## [Requirement]
Copy all of the material below exactly.

## [Data section]
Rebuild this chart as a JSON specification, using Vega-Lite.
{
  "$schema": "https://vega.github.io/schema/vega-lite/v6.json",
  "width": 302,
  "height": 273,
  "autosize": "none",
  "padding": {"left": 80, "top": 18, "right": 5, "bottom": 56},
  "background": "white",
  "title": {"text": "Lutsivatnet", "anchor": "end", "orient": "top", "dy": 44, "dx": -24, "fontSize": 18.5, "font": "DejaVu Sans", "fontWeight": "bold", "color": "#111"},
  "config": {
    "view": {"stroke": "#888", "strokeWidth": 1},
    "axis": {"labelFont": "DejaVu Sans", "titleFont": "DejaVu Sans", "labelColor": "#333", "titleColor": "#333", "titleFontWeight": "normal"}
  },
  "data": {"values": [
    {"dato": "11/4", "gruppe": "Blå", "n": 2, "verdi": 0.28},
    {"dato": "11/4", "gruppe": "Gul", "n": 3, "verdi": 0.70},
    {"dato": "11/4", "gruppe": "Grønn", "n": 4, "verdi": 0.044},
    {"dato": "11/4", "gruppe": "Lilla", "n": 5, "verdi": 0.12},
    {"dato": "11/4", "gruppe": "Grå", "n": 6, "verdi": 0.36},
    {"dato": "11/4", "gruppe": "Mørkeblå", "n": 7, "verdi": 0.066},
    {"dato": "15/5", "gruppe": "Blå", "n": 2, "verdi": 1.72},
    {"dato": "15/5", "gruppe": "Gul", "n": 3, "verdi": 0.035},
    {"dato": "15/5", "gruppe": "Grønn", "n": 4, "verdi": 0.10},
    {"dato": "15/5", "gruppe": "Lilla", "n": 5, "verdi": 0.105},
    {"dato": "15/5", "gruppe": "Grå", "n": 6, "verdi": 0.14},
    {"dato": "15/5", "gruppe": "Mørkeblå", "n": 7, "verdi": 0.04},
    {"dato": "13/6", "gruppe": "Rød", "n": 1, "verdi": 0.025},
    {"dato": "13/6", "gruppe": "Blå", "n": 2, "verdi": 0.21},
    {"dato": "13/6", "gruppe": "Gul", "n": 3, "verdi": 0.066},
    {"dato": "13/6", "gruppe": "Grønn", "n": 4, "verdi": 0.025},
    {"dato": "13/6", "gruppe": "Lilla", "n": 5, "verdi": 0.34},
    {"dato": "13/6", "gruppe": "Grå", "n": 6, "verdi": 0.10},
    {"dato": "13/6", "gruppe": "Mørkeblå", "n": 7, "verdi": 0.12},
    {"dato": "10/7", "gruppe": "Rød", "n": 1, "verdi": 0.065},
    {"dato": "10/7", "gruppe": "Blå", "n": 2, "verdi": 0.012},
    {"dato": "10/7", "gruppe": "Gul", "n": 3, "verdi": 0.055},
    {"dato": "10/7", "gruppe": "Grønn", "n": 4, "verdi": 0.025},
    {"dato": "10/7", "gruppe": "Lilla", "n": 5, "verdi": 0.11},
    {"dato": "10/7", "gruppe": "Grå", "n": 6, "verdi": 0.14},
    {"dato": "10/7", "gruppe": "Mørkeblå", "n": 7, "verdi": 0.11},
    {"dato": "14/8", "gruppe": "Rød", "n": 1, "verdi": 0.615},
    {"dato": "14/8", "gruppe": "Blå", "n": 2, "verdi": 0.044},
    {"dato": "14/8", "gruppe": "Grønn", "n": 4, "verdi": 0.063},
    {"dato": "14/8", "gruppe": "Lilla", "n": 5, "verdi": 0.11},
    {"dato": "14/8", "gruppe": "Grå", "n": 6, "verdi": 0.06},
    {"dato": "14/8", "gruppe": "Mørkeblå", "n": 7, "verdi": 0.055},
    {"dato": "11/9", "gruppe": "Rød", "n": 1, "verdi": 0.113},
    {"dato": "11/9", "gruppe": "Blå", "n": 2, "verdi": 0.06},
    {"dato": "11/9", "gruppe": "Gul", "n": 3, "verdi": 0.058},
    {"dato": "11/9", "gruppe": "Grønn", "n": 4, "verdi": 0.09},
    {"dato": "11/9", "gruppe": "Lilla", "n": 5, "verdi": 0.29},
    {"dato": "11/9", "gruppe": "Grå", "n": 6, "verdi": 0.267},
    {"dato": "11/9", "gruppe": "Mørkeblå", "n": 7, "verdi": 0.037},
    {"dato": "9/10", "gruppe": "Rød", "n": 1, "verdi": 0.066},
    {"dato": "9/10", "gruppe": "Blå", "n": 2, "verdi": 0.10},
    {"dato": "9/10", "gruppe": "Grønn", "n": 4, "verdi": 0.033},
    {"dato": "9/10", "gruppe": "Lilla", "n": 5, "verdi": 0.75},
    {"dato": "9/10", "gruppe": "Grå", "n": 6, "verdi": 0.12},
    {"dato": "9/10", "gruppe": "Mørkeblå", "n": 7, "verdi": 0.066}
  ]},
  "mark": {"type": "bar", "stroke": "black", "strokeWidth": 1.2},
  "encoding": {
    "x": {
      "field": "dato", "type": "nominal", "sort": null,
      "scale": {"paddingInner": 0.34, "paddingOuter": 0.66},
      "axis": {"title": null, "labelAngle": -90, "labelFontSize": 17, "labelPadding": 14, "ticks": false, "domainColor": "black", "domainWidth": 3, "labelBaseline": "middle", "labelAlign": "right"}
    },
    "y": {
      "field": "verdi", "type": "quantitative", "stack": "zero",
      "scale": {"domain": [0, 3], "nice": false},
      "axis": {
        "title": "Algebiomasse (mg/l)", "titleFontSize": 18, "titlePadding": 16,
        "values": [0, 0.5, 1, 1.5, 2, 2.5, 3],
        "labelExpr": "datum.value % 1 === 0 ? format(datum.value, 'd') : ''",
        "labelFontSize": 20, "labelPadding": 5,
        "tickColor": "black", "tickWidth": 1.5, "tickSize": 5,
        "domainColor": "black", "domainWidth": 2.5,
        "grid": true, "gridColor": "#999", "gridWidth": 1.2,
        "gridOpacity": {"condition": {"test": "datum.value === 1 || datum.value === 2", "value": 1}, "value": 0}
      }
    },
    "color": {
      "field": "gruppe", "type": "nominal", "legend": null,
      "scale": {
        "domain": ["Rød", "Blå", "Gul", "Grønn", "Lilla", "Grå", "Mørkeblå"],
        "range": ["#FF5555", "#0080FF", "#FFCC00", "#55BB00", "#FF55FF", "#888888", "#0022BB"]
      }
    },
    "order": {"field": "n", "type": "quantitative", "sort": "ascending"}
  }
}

## [The response]
Rebuild this chart as a JSON specification, using Vega-Lite.
{
  "$schema": "https://vega.github.io/schema/vega-lite/v6.json",
  "width": 302,
  "height": 273,
  "autosize": "none",
  "padding": {"left": 80, "top": 18, "right": 5, "bottom": 56},
  "background": "white",
  "title": {"text": "Lutsivatnet", "anchor": "end", "orient": "top", "dy": 44, "dx": -24, "fontSize": 18.5, "font": "DejaVu Sans", "fontWeight": "bold", "color": "#111"},
  "config": {
    "view": {"stroke": "#888", "strokeWidth": 1},
    "axis": {"labelFont": "DejaVu Sans", "titleFont": "DejaVu Sans", "labelColor": "#333", "titleColor": "#333", "titleFontWeight": "normal"}
  },
  "data": {"values": [
    {"dato": "11/4", "gruppe": "Blå", "n": 2, "verdi": 0.28},
    {"dato": "11/4", "gruppe": "Gul", "n": 3, "verdi": 0.70},
    {"dato": "11/4", "gruppe": "Grønn", "n": 4, "verdi": 0.044},
    {"dato": "11/4", "gruppe": "Lilla", "n": 5, "verdi": 0.12},
    {"dato": "11/4", "gruppe": "Grå", "n": 6, "verdi": 0.36},
    {"dato": "11/4", "gruppe": "Mørkeblå", "n": 7, "verdi": 0.066},
    {"dato": "15/5", "gruppe": "Blå", "n": 2, "verdi": 1.72},
    {"dato": "15/5", "gruppe": "Gul", "n": 3, "verdi": 0.035},
    {"dato": "15/5", "gruppe": "Grønn", "n": 4, "verdi": 0.10},
    {"dato": "15/5", "gruppe": "Lilla", "n": 5, "verdi": 0.105},
    {"dato": "15/5", "gruppe": "Grå", "n": 6, "verdi": 0.14},
    {"dato": "15/5", "gruppe": "Mørkeblå", "n": 7, "verdi": 0.04},
    {"dato": "13/6", "gruppe": "Rød", "n": 1, "verdi": 0.025},
    {"dato": "13/6", "gruppe": "Blå", "n": 2, "verdi": 0.21},
    {"dato": "13/6", "gruppe": "Gul", "n": 3, "verdi": 0.066},
    {"dato": "13/6", "gruppe": "Grønn", "n": 4, "verdi": 0.025},
    {"dato": "13/6", "gruppe": "Lilla", "n": 5, "verdi": 0.34},
    {"dato": "13/6", "gruppe": "Grå", "n": 6, "verdi": 0.10},
    {"dato": "13/6", "gruppe": "Mørkeblå", "n": 7, "verdi": 0.12},
    {"dato": "10/7", "gruppe": "Rød", "n": 1, "verdi": 0.065},
    {"dato": "10/7", "gruppe": "Blå", "n": 2, "verdi": 0.012},
    {"dato": "10/7", "gruppe": "Gul", "n": 3, "verdi": 0.055},
    {"dato": "10/7", "gruppe": "Grønn", "n": 4, "verdi": 0.025},
    {"dato": "10/7", "gruppe": "Lilla", "n": 5, "verdi": 0.11},
    {"dato": "10/7", "gruppe": "Grå", "n": 6, "verdi": 0.14},
    {"dato": "10/7", "gruppe": "Mørkeblå", "n": 7, "verdi": 0.11},
    {"dato": "14/8", "gruppe": "Rød", "n": 1, "verdi": 0.615},
    {"dato": "14/8", "gruppe": "Blå", "n": 2, "verdi": 0.044},
    {"dato": "14/8", "gruppe": "Grønn", "n": 4, "verdi": 0.063},
    {"dato": "14/8", "gruppe": "Lilla", "n": 5, "verdi": 0.11},
    {"dato": "14/8", "gruppe": "Grå", "n": 6, "verdi": 0.06},
    {"dato": "14/8", "gruppe": "Mørkeblå", "n": 7, "verdi": 0.055},
    {"dato": "11/9", "gruppe": "Rød", "n": 1, "verdi": 0.113},
    {"dato": "11/9", "gruppe": "Blå", "n": 2, "verdi": 0.06},
    {"dato": "11/9", "gruppe": "Gul", "n": 3, "verdi": 0.058},
    {"dato": "11/9", "gruppe": "Grønn", "n": 4, "verdi": 0.09},
    {"dato": "11/9", "gruppe": "Lilla", "n": 5, "verdi": 0.29},
    {"dato": "11/9", "gruppe": "Grå", "n": 6, "verdi": 0.267},
    {"dato": "11/9", "gruppe": "Mørkeblå", "n": 7, "verdi": 0.037},
    {"dato": "9/10", "gruppe": "Rød", "n": 1, "verdi": 0.066},
    {"dato": "9/10", "gruppe": "Blå", "n": 2, "verdi": 0.10},
    {"dato": "9/10", "gruppe": "Grønn", "n": 4, "verdi": 0.033},
    {"dato": "9/10", "gruppe": "Lilla", "n": 5, "verdi": 0.75},
    {"dato": "9/10", "gruppe": "Grå", "n": 6, "verdi": 0.12},
    {"dato": "9/10", "gruppe": "Mørkeblå", "n": 7, "verdi": 0.066}
  ]},
  "mark": {"type": "bar", "stroke": "black", "strokeWidth": 1.2},
  "encoding": {
    "x": {
      "field": "dato", "type": "nominal", "sort": null,
      "scale": {"paddingInner": 0.34, "paddingOuter": 0.66},
      "axis": {"title": null, "labelAngle": -90, "labelFontSize": 17, "labelPadding": 14, "ticks": false, "domainColor": "black", "domainWidth": 3, "labelBaseline": "middle", "labelAlign": "right"}
    },
    "y": {
      "field": "verdi", "type": "quantitative", "stack": "zero",
      "scale": {"domain": [0, 3], "nice": false},
      "axis": {
        "title": "Algebiomasse (mg/l)", "titleFontSize": 18, "titlePadding": 16,
        "values": [0, 0.5, 1, 1.5, 2, 2.5, 3],
        "labelExpr": "datum.value % 1 === 0 ? format(datum.value, 'd') : ''",
        "labelFontSize": 20, "labelPadding": 5,
        "tickColor": "black", "tickWidth": 1.5, "tickSize": 5,
        "domainColor": "black", "domainWidth": 2.5,
        "grid": true, "gridColor": "#999", "gridWidth": 1.2,
        "gridOpacity": {"condition": {"test": "datum.value === 1 || datum.value === 2", "value": 1}, "value": 0}
      }
    },
    "color": {
      "field": "gruppe", "type": "nominal", "legend": null,
      "scale": {
        "domain": ["Rød", "Blå", "Gul", "Grønn", "Lilla", "Grå", "Mørkeblå"],
        "range": ["#FF5555", "#0080FF", "#FFCC00", "#55BB00", "#FF55FF", "#888888", "#0022BB"]
      }
    },
    "order": {"field": "n", "type": "quantitative", "sort": "ascending"}
  }
}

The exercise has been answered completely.